Kommentare zu diesem Beitrag (3)

  1. Bernd Derksen | 17. Dezember 2016, 10:10 Uhr

    >Elisabeth Wehling […] hat zu diesem Thema bei der Konferenz „Formate des Politischen 2016“ einen hörenswerten Vortrag gehalten.>

    Sehe ich auch so.
    —-

    Das undifferenzierte Nutzen des Begriffs „Flüchtling“, oder noch politisch korrekter: „Geflüchtete“, könnte man ja auch mal debattieren…

    Zur Selbstkritik zeigen sich der DLF bzw. seine Redakteure aber nur selten bereit oder fähig…

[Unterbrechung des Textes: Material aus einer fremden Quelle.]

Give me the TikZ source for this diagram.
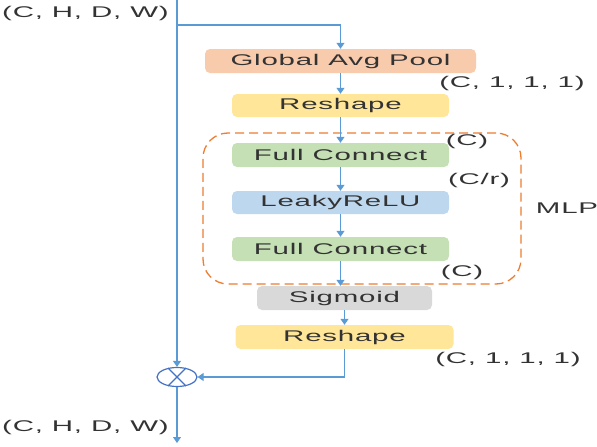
\documentclass[tikz,border=0pt]{standalone}
\usepackage{fontspec}
\setmainfont{Liberation Sans}[FakeStretch=1.9, LetterSpace=5]
\usetikzlibrary{arrows.meta,shapes.geometric}
\definecolor{lineblue}{HTML}{5B9BD5}
\definecolor{circc}{HTML}{4472C4}
\definecolor{gapc}{HTML}{F8CBAD}
\definecolor{resc}{HTML}{FFE699}
\definecolor{fcc}{HTML}{C5E0B4}
\definecolor{lrc}{HTML}{BDD7EE}
\definecolor{sigc}{HTML}{D9D9D9}
\definecolor{orangec}{HTML}{ED7D31}
\definecolor{txt}{HTML}{333333}
\tikzset{
  blk/.style={rounded corners=5pt, inner sep=0pt, minimum height=24pt,
    font=\fontsize{15.5}{18}\selectfont, text=txt},
  conn/.style={draw=lineblue, line width=1.1pt, -{Triangle[length=6pt,width=8pt]}},
  lbl/.style={font=\fontsize{15.5}{18}\selectfont, text=txt, inner sep=0pt},
  mlpbox/.style={draw=orangec, line width=1.3pt, dash pattern=on 9pt off 5pt,
    rounded corners=25pt, inner sep=0pt},
  mulnode/.style={ellipse, draw=circc, line width=1.2pt, inner sep=0pt,
    minimum width=40pt, minimum height=19pt}
}
\begin{document}
\begin{tikzpicture}[x=1pt,y=-1pt]
\useasboundingbox (0,0) rectangle (597,447);
\node[mlpbox, minimum width=318pt, minimum height=151pt] (mlp) at (362,208.5) {};
\node[blk, fill=gapc, minimum width=271pt] (gap) at (340.5,61) {Global Avg Pool};
\node[blk, fill=resc, minimum width=217pt, minimum height=23pt] (rs1) at (340.5,105.5) {Reshape};
\node[blk, fill=fcc, minimum width=217pt] (fc1) at (340.5,155) {Full Connect};
\node[blk, fill=lrc, minimum width=217pt, minimum height=23pt] (lr) at (340.5,202.5) {LeakyReLU};
\node[blk, fill=fcc, minimum width=217pt] (fc2) at (340.5,249) {Full Connect};
\node[blk, fill=sigc, minimum width=175pt] (sig) at (344.5,298) {Sigmoid};
\node[blk, fill=resc, minimum width=218pt] (rs2) at (344.5,337) {Reshape};
\coordinate (top) at (177,0);
\coordinate (br) at (177,25);
\coordinate (bot) at (177,443);
\node[mulnode] (mul) at (177,377) {};
\draw[draw=circc, line width=1.2pt] (mul.45) -- (mul.225) (mul.135) -- (mul.315);
\draw[conn] (top) -- (mul.north);
\draw[conn] (br) -| (gap.north);
\draw[conn] (gap.south) -- (rs1.north);
\draw[conn] (rs1.south) -- (fc1.north);
\draw[conn] (fc1.south) -- (lr.north);
\draw[conn] (lr.south) -- (fc2.north);
\draw[conn] (fc2.south) -- (fc2.south |- sig.north);
\draw[conn] (sig.south) -- (rs2.north);
\draw[conn] (rs2.south) |- (mul.east);
\draw[conn] (mul.south) -- (bot);
\node[lbl, anchor=west] (l1) at (2,13) {(C, H, D, W)};
\node[lbl] (l2) at (512,83) {(C, 1, 1, 1)};
\node[lbl] (l3) at (467,141) {(C)};
\node[lbl] (l4) at (479,180) {(C/r)};
\node[lbl] (l5) at (567,208) {MLP};
\node[lbl] (l6) at (462,272) {(C)};
\node[lbl] (l7) at (508,359) {(C, 1, 1, 1)};
\node[lbl, anchor=west] (l8) at (2,427) {(C, H, D, W)};
\end{tikzpicture}
\end{document}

    Ist ja nicht so, dass die DLF-Redakteure in Sachen Begriffsbildung und -verwendung keine Politik, bzw. kein Framing, betreiben bzw. versuchen würden … Zumindest das anderer unkritisch unterstützen.
    [Insofern also auch ein Lob für Ihren Beitrag. 😉 ]

    Und bei Politikern ist es Teil ihres Jobs, bei Journalisten eigentlich eher weniger …

  2. Bernd Derksen | 25. Dezember 2016, 18:49 Uhr

    Lückenmedium DLF

    Ich werfe dem DLF nicht nur selten vor eindeutig Falsches zu berichten.
    Lückenpresse finde ich hingegen einen angemessenen Begriff.

    Bemerkenswert, dass sie auf mein inhaltlichen Vorhaltungen im Grunde gar nicht eingehen.
    Aber ich erwarte mehr mittlerweile eigentlich auch nicht mehr.
    Ich glaube nicht mehr daran, dass Kritisches beim Hörerservice ernster immer wird.
    Ich wünsche Ihnen und dem Sender aber, dass andere Hörer andere Eindrücke und Erfahrungen als ich machen beziehungsweise gemacht haben.